Multi-Million-Dollar Renovation Results in Record Price Per Unit
Well-located suburban multifamily assets with value-add potential remain highly sought-after and are difficult to find, says an MD for Origin Investments. Origin in partnership with Aegon Real Assets US parlayed a multi-million-dollar renovation program into a record per-unit sale price for Fletcher Southlands, a 320-unit multifamily asset in Aurora, CO.
With a sale price that exceeded $320,000 per unit, the sale established a new per-unit sale price record for 2002-vintage product in the Aurora marketplace. Based on the sale price, the investment in Fletcher Southlands produced an approximate 30.2 percent gross IRR and a 2.25x gross multiple to Origin’s Fund III investors.

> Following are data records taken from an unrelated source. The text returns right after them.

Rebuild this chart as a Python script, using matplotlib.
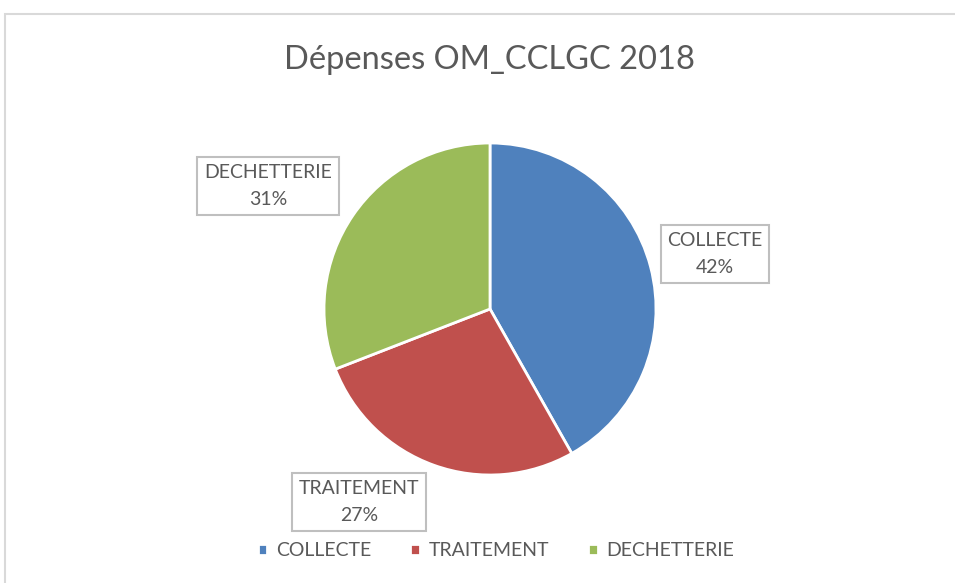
import matplotlib.pyplot as plt
from matplotlib.patches import Rectangle

# Données
categories = ["COLLECTE", "TRAITEMENT", "DECHETTERIE"]
valeurs = [41.8, 27.3, 30.9]
pourcentages = ["42%", "27%", "31%"]
couleurs = ["#4F81BD", "#C0504D", "#9BBB59"]

# positions des étiquettes (pixels, origine en bas)
label_pos = [(715, 329), (359, 81), (268, 397)]

plt.rcParams['font.family'] = ['Lato', 'DejaVu Sans']
gris = "#595959"

fig = plt.figure(figsize=(9.55, 5.83), dpi=100)
ax = fig.add_axes([0, 0, 1, 1])

# cadre du graphique
ax.add_patch(Rectangle((5, -10), 980, 579, fill=False, edgecolor="#d9d9d9", linewidth=1.5))

wedges, _ = ax.pie(valeurs, colors=couleurs, startangle=90, counterclock=False,
                   center=(490, 274), radius=166, frame=True,
                   wedgeprops=dict(edgecolor="white", linewidth=2))
ax.set_xlim(0, 955)
ax.set_ylim(0, 583)
ax.set_aspect('equal')
ax.axis('off')

for (x, y), cat, pct in zip(label_pos, categories, pourcentages):
    ax.text(x, y, f"{cat}\n{pct}", ha="center", va="center", fontsize=14, color=gris,
            linespacing=1.75,
            bbox=dict(boxstyle="square,pad=0.35", facecolor="white", edgecolor="#bfbfbf", linewidth=1.5))

ax.text(489, 523, "Dépenses OM_CCLGC 2018", ha="center", va="center", fontsize=23.5, color=gris)

fig.legend(wedges, categories, loc="center", bbox_to_anchor=(496 / 955, 1 - 551 / 583),
           ncol=3, frameon=False, fontsize=14, labelcolor=gris,
           handlelength=0.5, handleheight=0.5, handletextpad=0.45, columnspacing=2.0)

fig.savefig("out.png", dpi=100)
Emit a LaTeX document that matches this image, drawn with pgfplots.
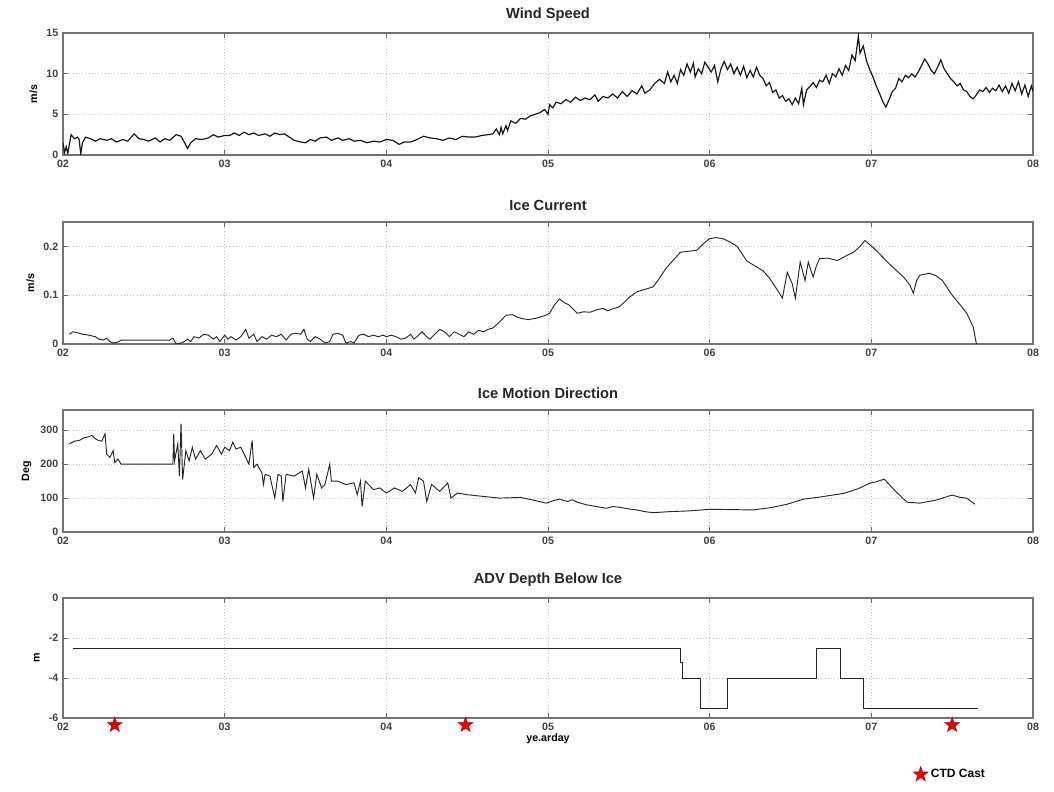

The property at 22959 E. Smoky Hill Rd. was acquired by CBRE Investment Advisors. At the time of the sale, Fletcher Southlands was 98 percent leased.
“The acquisition of Fletcher Southlands represented a tremendous value-add opportunity; an opportunity we were able to realize in a significantly shorter hold period,” said Marc Turner, managing director of investment management, Origin Investments. “We determined it would be in the best interest of our partner and Fund III investors to accelerate our exit strategy while being able to position the asset with further opportunity to create value by finishing the program we had started.”
Turner noted that the partnership’s original strategy was to complete the common area renovation and amenity package along with unit updates at eight per month. Given the ongoing steady performance of the asset, a lower rate of unit turnover and a potential early exit strategy, only 59 percent of the units ultimately were improved.
Jordan Robbins and Pamela Koster, both with JLL’s capital markets division, represented the Origin-Aegon partnership in the disposition.